— start of GIVEN INFORMATION —
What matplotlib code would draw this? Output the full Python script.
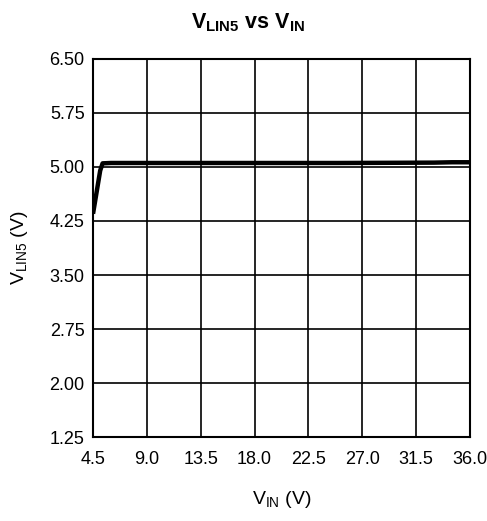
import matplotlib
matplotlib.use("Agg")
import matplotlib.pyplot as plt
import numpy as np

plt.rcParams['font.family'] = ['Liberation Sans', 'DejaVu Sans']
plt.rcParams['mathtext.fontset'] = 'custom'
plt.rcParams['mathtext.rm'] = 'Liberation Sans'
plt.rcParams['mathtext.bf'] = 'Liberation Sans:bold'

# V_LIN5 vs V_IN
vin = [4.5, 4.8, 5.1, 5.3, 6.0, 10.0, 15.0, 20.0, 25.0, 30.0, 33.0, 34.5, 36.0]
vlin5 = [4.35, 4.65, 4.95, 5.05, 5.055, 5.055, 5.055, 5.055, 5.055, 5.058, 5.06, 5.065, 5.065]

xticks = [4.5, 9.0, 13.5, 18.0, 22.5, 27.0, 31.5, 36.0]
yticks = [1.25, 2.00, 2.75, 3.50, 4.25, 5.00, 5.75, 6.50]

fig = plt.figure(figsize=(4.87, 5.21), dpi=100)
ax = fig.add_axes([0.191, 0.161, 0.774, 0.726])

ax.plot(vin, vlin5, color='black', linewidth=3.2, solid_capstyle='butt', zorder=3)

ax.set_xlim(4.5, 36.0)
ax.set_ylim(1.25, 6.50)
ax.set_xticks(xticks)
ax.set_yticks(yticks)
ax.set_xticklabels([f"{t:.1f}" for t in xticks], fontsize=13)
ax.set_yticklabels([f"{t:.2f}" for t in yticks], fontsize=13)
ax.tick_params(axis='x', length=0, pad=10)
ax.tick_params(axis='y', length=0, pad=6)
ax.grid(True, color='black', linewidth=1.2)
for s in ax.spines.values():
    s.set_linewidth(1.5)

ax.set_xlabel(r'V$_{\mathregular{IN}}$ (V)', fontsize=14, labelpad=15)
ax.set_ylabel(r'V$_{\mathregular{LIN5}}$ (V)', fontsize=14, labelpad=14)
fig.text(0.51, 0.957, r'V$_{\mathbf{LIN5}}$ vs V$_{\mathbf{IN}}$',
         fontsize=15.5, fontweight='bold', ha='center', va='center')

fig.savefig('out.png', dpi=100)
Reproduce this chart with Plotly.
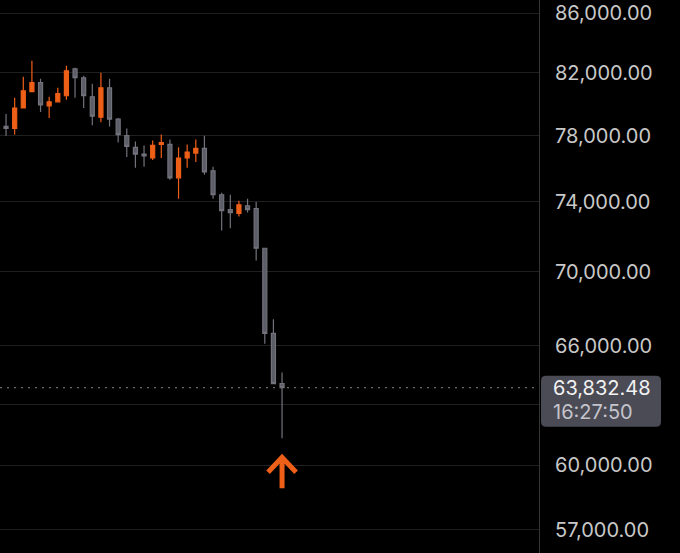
— end of GIVEN INFORMATION —
GIVEN INSTRUCTION
Copy every entry word for word, but omit the pictures.

SOLUTION TO THE EXERCISE
What matplotlib code would draw this? Output the full Python script.
import matplotlib
matplotlib.use("Agg")
import matplotlib.pyplot as plt
import numpy as np

plt.rcParams['font.family'] = ['Liberation Sans', 'DejaVu Sans']
plt.rcParams['mathtext.fontset'] = 'custom'
plt.rcParams['mathtext.rm'] = 'Liberation Sans'
plt.rcParams['mathtext.bf'] = 'Liberation Sans:bold'

# V_LIN5 vs V_IN
vin = [4.5, 4.8, 5.1, 5.3, 6.0, 10.0, 15.0, 20.0, 25.0, 30.0, 33.0, 34.5, 36.0]
vlin5 = [4.35, 4.65, 4.95, 5.05, 5.055, 5.055, 5.055, 5.055, 5.055, 5.058, 5.06, 5.065, 5.065]

xticks = [4.5, 9.0, 13.5, 18.0, 22.5, 27.0, 31.5, 36.0]
yticks = [1.25, 2.00, 2.75, 3.50, 4.25, 5.00, 5.75, 6.50]

fig = plt.figure(figsize=(4.87, 5.21), dpi=100)
ax = fig.add_axes([0.191, 0.161, 0.774, 0.726])

ax.plot(vin, vlin5, color='black', linewidth=3.2, solid_capstyle='butt', zorder=3)

ax.set_xlim(4.5, 36.0)
ax.set_ylim(1.25, 6.50)
ax.set_xticks(xticks)
ax.set_yticks(yticks)
ax.set_xticklabels([f"{t:.1f}" for t in xticks], fontsize=13)
ax.set_yticklabels([f"{t:.2f}" for t in yticks], fontsize=13)
ax.tick_params(axis='x', length=0, pad=10)
ax.tick_params(axis='y', length=0, pad=6)
ax.grid(True, color='black', linewidth=1.2)
for s in ax.spines.values():
    s.set_linewidth(1.5)

ax.set_xlabel(r'V$_{\mathregular{IN}}$ (V)', fontsize=14, labelpad=15)
ax.set_ylabel(r'V$_{\mathregular{LIN5}}$ (V)', fontsize=14, labelpad=14)
fig.text(0.51, 0.957, r'V$_{\mathbf{LIN5}}$ vs V$_{\mathbf{IN}}$',
         fontsize=15.5, fontweight='bold', ha='center', va='center')

fig.savefig('out.png', dpi=100)
Reproduce this chart with Plotly.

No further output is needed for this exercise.